After we raised the sign again (the only damage was superficial), this
incident struck me as a rather
weak way in which to get a point across; more of a locker-room prank
than the act of professional
badmen. Now, the man may indeed have been upset to see his son's name
on a coupon for our
school, but to think that he was so angry that he....knocked over a
street sign? I guess it qualifies
as a crime but its not quite enough to put the fear of Godzilla in
me.
Chapter 7: Masa Yet Again
The last time I saw Masa was where I
first saw him-at Tony's, on a Saturday night. I was
having dinner there with some friends and in comes captain cobra, this
time with a young boy of about
10 in tow. They passed us without notice and headed in the general
direction of the toilet. I didn't think
much of it. After l'affaire Tanaka I was largely past my earlier paranoias
and had accepted a small
degree of danger as a fact of life, just as I had to back home. Later,
though, Masa was headed back
toward the door and we made eye contact briefly, which I guess meant
I had to talk to him, and I did.
He seemed to be in a slight rush but did have something to say.
"Hey, you know, what
you said to me that day I saw you on the street was true," he said, apparently
referring to our only daytime encounter. "I got to stop acting like
that. I got my kid with me today ( he pointed
toward the toilet, from which the young lad was emerging) and I gotta
start being a good role model, you know?"
I agreed that it was important
to set a good example for the youth of today.

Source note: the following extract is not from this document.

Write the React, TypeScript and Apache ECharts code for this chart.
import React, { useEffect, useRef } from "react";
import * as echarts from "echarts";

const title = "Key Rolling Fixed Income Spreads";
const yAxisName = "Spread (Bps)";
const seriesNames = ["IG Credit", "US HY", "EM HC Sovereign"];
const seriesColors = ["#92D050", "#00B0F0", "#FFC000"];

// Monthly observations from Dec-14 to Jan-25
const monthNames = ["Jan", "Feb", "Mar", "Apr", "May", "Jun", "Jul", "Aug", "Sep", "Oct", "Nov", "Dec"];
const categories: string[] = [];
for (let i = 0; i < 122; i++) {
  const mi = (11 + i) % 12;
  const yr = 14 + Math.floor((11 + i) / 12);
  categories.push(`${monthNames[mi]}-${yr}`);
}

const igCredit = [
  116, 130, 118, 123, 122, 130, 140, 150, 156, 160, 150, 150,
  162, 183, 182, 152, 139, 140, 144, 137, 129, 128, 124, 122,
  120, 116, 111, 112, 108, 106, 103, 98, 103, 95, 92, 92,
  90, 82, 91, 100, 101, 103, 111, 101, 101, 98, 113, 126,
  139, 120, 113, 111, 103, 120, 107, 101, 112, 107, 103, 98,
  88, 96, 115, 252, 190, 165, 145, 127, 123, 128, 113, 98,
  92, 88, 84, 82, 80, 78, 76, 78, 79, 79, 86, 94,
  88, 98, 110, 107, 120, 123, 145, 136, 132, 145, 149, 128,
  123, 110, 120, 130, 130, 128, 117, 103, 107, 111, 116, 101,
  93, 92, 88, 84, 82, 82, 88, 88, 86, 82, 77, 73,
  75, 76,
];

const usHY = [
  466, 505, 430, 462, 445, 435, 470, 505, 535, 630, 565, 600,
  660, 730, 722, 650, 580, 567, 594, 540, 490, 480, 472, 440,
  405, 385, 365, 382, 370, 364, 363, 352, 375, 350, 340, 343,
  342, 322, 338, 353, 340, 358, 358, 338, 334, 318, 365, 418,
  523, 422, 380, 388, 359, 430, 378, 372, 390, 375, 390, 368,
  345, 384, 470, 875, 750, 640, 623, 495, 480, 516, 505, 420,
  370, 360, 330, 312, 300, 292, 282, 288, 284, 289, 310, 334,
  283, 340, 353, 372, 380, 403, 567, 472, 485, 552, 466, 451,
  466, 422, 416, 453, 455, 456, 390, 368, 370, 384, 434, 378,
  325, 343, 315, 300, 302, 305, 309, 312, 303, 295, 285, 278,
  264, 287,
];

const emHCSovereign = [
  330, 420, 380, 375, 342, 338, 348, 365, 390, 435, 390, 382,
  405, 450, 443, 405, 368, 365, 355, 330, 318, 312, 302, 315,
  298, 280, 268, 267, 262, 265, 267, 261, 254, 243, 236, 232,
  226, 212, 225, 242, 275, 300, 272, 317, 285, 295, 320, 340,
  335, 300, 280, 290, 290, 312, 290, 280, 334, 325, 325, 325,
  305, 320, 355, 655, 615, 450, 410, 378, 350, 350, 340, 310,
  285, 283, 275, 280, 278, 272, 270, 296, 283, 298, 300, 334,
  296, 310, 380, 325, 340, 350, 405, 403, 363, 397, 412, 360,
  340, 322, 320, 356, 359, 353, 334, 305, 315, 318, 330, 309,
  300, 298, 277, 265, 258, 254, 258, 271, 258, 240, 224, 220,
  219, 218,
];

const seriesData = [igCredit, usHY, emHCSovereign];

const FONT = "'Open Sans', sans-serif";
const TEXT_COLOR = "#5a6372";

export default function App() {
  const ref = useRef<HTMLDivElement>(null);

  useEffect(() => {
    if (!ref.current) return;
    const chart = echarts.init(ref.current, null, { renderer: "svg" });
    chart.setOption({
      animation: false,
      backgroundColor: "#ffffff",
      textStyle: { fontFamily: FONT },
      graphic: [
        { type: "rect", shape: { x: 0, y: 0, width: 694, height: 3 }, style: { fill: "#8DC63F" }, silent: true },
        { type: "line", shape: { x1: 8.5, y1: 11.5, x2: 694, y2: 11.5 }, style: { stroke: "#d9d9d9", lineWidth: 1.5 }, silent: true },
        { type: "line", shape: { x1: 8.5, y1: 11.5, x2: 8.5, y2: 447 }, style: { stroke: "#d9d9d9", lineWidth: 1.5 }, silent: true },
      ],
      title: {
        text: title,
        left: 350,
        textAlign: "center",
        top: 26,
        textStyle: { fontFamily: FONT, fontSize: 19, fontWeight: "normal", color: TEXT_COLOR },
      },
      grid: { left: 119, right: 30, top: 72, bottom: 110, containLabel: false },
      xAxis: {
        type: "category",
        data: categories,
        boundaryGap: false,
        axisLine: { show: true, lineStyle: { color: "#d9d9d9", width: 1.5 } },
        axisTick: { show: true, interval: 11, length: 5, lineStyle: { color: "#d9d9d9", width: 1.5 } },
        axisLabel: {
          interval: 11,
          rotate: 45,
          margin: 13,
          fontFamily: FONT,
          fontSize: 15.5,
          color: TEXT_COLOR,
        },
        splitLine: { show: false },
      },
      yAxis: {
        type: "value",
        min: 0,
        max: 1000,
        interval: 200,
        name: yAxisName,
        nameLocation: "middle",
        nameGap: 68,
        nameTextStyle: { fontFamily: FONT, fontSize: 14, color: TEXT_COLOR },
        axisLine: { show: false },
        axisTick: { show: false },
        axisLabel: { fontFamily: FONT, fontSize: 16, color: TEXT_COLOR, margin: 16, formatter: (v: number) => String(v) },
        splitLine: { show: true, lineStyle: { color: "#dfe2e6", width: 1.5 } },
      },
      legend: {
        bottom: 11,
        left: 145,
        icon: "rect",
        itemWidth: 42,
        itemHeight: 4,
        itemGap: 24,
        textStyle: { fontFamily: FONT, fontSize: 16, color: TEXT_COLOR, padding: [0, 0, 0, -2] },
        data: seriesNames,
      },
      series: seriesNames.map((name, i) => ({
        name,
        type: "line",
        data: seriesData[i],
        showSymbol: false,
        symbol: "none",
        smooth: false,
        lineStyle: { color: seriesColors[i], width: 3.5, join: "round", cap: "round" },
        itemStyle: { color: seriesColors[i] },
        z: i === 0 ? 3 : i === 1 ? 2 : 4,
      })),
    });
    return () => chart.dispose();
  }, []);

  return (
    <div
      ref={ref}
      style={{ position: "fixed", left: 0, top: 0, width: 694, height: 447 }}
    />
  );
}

"I mean, hell," Masa said, "I
can't teach him how to be if his father's out getting into fights
and knocking over signs and stuff, you know?"
I said that I agreed
with him. The tattooed one's young progeny then came up to his father and
took his hand. Masa said goodbye and they left.
THE END.
Incidently, B.C., I highly recommend
that you give that Senate race a try, and I don't want to
hear about how dumb you think you are. If you can outsmart your own
left nut you're brighter than
any Repug in Washington today, and if you have any at all you're ahead
of most of our party's delegation.
Either way, keep it coming. America-in-exile is paying attention.